- **WHAT YOU NEED TO DO**
List each line of the data in which the string "that" appears.

= = = = = = =

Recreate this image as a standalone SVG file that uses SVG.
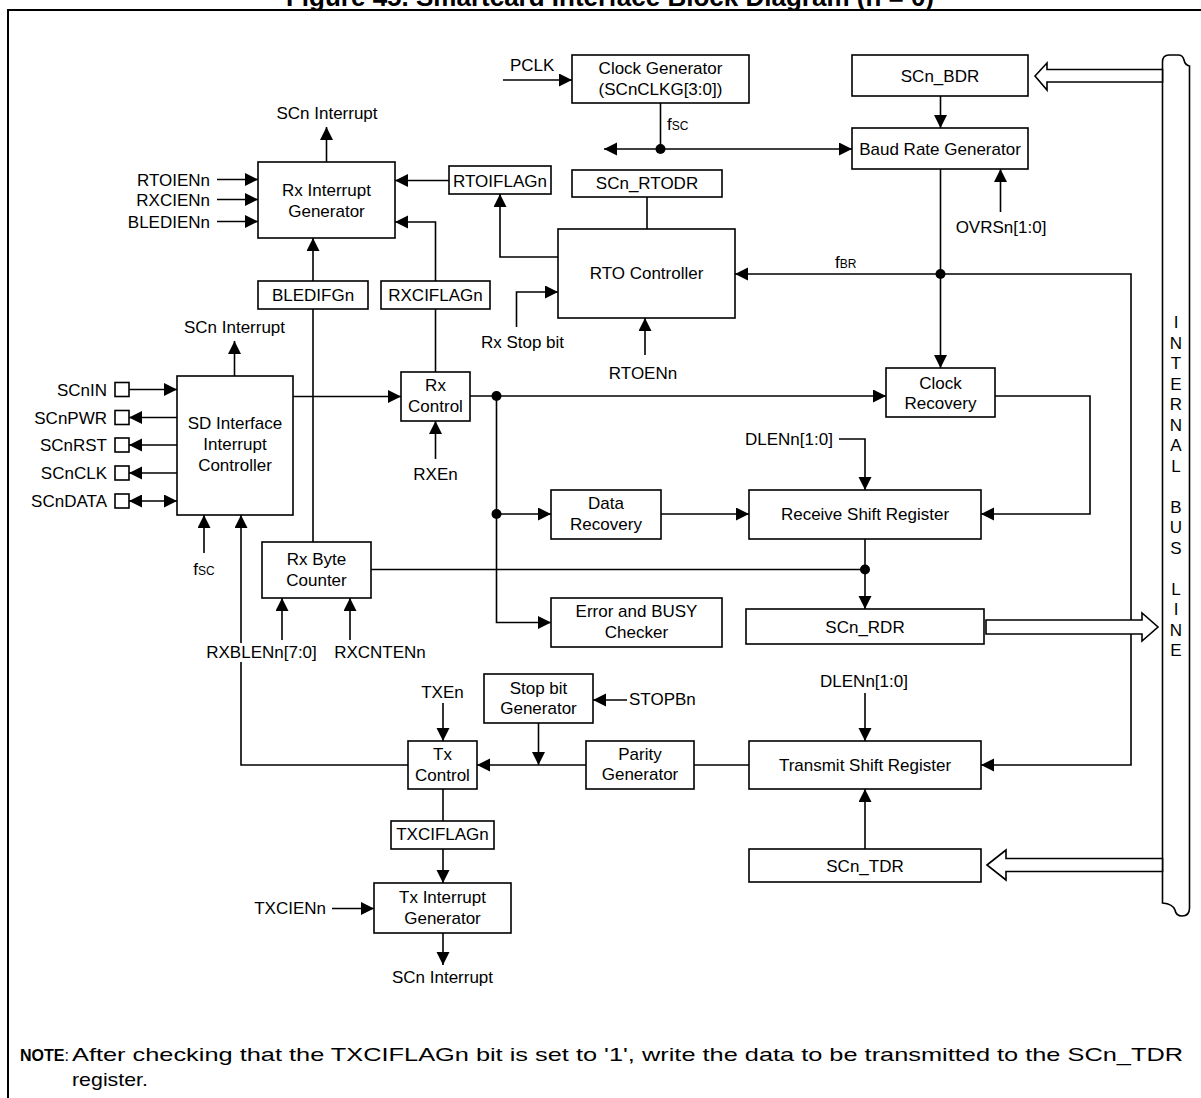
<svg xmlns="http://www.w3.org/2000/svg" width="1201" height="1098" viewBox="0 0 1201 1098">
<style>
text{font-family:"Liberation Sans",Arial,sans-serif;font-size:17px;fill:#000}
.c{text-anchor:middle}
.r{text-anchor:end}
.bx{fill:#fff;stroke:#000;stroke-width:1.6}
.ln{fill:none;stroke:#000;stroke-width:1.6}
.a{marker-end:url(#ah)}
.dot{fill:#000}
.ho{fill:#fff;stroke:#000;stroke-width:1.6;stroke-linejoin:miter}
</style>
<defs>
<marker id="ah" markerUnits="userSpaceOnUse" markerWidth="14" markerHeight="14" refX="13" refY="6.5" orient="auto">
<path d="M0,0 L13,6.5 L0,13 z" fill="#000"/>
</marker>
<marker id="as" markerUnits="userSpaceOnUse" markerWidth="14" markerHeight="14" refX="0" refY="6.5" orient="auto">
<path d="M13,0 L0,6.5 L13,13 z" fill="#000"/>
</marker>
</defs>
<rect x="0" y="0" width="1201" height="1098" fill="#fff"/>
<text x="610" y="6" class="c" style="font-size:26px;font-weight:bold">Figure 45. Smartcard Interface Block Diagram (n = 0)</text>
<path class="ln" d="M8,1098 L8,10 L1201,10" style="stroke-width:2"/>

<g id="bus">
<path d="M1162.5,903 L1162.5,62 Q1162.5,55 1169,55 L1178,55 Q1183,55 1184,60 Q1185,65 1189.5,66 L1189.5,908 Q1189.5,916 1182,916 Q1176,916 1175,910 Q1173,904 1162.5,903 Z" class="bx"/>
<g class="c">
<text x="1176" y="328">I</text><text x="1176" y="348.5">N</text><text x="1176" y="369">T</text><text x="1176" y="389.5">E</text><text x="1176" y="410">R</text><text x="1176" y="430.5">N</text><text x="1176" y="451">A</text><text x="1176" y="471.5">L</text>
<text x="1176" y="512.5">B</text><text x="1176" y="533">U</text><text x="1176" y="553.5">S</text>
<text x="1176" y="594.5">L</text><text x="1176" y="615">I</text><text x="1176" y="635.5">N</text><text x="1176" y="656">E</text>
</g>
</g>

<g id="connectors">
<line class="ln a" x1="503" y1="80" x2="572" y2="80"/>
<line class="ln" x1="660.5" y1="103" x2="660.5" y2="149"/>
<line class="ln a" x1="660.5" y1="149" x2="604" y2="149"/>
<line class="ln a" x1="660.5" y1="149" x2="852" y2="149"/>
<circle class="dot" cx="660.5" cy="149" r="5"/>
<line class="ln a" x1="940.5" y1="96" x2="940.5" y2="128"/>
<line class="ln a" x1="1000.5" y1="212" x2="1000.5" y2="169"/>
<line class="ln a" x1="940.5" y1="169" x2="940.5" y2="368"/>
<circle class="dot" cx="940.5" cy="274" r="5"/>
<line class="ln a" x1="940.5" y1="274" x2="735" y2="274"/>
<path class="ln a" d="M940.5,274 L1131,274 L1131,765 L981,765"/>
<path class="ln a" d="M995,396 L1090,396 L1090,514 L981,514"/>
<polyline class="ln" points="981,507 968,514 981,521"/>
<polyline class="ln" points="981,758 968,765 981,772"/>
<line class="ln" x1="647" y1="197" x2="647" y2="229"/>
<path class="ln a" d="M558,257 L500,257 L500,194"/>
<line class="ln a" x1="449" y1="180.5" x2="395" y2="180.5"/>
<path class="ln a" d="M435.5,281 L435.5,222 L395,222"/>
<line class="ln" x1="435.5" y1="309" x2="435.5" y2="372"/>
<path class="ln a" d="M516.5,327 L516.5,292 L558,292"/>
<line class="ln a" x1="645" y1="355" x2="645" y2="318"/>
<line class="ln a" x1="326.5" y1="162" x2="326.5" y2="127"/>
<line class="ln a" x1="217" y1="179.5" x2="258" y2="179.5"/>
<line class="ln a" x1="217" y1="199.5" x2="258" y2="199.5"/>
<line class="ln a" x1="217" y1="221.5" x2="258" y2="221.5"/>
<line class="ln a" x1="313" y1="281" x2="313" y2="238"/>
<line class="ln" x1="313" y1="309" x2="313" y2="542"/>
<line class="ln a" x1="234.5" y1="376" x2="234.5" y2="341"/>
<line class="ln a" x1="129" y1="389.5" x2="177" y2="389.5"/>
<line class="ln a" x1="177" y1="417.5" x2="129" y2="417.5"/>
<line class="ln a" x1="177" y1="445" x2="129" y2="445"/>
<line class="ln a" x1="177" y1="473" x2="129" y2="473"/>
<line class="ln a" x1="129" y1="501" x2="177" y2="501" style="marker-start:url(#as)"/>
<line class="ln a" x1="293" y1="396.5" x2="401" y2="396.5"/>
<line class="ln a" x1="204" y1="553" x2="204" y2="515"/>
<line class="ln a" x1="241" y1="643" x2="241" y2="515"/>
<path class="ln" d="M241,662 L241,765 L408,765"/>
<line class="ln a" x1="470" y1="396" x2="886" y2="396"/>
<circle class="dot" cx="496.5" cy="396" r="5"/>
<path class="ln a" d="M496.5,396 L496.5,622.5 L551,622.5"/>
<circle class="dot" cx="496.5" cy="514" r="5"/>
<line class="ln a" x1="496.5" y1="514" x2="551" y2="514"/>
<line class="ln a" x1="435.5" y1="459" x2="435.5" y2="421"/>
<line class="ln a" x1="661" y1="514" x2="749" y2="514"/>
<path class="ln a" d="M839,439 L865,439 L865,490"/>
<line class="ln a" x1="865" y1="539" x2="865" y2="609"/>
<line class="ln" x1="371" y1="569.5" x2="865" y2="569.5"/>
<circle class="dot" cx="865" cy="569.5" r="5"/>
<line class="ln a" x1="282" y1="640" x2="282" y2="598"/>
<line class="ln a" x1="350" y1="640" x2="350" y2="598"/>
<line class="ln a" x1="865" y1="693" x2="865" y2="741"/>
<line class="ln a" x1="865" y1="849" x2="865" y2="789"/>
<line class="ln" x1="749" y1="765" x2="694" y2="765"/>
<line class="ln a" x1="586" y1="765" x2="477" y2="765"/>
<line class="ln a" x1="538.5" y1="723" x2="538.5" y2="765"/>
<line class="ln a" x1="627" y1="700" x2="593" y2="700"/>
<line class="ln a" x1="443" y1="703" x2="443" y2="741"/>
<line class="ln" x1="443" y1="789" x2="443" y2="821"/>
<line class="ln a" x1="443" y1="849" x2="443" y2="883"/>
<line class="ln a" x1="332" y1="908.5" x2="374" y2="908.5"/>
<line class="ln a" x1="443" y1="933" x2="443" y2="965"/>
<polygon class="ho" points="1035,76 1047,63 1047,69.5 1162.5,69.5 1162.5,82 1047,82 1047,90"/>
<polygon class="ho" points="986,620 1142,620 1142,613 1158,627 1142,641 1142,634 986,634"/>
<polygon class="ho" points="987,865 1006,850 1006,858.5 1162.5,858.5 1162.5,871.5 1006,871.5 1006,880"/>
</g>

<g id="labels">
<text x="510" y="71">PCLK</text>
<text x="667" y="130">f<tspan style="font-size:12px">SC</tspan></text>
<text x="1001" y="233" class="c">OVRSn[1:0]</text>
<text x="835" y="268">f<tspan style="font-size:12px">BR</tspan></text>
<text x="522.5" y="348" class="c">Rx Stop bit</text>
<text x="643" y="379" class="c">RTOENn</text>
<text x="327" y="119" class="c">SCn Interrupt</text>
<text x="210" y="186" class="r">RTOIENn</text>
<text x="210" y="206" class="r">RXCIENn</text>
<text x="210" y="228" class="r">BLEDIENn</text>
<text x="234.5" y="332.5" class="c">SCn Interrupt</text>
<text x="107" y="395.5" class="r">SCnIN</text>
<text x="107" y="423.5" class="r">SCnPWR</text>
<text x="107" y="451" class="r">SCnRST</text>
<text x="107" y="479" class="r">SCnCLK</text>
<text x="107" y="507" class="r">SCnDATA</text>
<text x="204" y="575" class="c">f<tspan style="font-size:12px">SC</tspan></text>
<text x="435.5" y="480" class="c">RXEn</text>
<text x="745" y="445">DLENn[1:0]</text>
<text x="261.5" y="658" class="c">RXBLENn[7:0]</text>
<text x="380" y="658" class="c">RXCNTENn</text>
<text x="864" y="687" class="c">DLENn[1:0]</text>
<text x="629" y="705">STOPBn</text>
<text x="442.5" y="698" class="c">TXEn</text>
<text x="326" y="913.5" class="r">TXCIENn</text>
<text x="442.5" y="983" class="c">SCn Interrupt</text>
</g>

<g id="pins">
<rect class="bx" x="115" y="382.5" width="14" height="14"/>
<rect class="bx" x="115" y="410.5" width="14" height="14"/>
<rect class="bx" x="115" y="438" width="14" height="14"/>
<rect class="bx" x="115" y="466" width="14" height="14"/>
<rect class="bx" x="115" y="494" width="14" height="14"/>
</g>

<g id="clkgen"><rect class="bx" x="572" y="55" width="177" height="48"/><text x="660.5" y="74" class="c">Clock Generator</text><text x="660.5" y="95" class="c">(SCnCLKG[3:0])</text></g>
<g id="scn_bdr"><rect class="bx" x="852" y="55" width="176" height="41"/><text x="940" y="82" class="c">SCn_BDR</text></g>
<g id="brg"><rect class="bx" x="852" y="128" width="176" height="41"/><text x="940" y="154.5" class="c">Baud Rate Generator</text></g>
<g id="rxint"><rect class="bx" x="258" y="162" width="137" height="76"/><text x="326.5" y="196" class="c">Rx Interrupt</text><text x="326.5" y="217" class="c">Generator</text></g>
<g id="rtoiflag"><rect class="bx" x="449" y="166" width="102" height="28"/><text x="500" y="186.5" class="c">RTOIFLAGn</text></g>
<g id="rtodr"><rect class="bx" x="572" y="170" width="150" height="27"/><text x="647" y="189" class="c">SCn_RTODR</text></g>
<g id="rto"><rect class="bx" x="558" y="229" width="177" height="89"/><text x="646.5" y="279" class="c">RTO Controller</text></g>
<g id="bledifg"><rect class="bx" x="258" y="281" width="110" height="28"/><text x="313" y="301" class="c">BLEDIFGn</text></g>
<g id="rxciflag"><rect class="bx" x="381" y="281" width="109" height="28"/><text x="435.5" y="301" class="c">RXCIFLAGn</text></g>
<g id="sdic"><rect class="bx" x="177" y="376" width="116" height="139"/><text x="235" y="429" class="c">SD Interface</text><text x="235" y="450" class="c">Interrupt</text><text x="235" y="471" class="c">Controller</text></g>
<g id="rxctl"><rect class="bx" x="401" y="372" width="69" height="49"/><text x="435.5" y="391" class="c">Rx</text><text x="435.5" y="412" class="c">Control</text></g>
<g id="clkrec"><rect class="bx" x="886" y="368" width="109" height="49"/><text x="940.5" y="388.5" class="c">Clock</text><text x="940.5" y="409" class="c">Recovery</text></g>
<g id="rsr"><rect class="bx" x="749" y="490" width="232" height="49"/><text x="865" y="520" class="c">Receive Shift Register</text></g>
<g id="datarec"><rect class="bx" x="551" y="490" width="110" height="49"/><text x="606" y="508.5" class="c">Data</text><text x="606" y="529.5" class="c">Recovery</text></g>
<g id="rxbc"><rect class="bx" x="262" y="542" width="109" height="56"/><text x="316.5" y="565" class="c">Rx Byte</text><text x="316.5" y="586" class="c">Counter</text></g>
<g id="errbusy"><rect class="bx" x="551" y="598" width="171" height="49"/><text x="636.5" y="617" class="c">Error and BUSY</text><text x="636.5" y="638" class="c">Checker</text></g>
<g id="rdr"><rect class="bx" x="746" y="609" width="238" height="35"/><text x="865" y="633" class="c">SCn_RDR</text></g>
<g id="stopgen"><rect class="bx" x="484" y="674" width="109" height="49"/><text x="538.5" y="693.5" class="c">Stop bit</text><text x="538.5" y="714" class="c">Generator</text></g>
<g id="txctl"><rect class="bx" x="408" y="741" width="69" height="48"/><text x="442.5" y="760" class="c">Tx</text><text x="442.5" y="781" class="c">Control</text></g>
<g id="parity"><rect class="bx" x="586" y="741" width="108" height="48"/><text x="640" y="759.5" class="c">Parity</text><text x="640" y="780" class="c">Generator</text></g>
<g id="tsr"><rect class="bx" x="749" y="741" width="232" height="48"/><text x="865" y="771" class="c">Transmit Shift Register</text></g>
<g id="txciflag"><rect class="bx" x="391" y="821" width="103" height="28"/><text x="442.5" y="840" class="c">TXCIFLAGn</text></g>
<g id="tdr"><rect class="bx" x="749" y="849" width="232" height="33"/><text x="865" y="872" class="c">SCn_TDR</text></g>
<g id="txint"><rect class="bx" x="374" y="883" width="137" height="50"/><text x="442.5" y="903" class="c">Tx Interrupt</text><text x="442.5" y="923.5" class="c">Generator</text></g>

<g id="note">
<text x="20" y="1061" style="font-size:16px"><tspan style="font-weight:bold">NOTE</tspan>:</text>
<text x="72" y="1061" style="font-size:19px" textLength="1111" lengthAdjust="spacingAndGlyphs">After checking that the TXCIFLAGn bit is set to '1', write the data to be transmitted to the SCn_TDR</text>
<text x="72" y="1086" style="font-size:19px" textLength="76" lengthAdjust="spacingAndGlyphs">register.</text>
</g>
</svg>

= = = = = = =

- **REPLY**
Recreate this image as a standalone SVG file that uses SVG.
<text x="72" y="1061" style="font-size:19px" textLength="1111" lengthAdjust="spacingAndGlyphs">After checking that the TXCIFLAGn bit is set to '1', write the data to be transmitted to the SCn_TDR</text>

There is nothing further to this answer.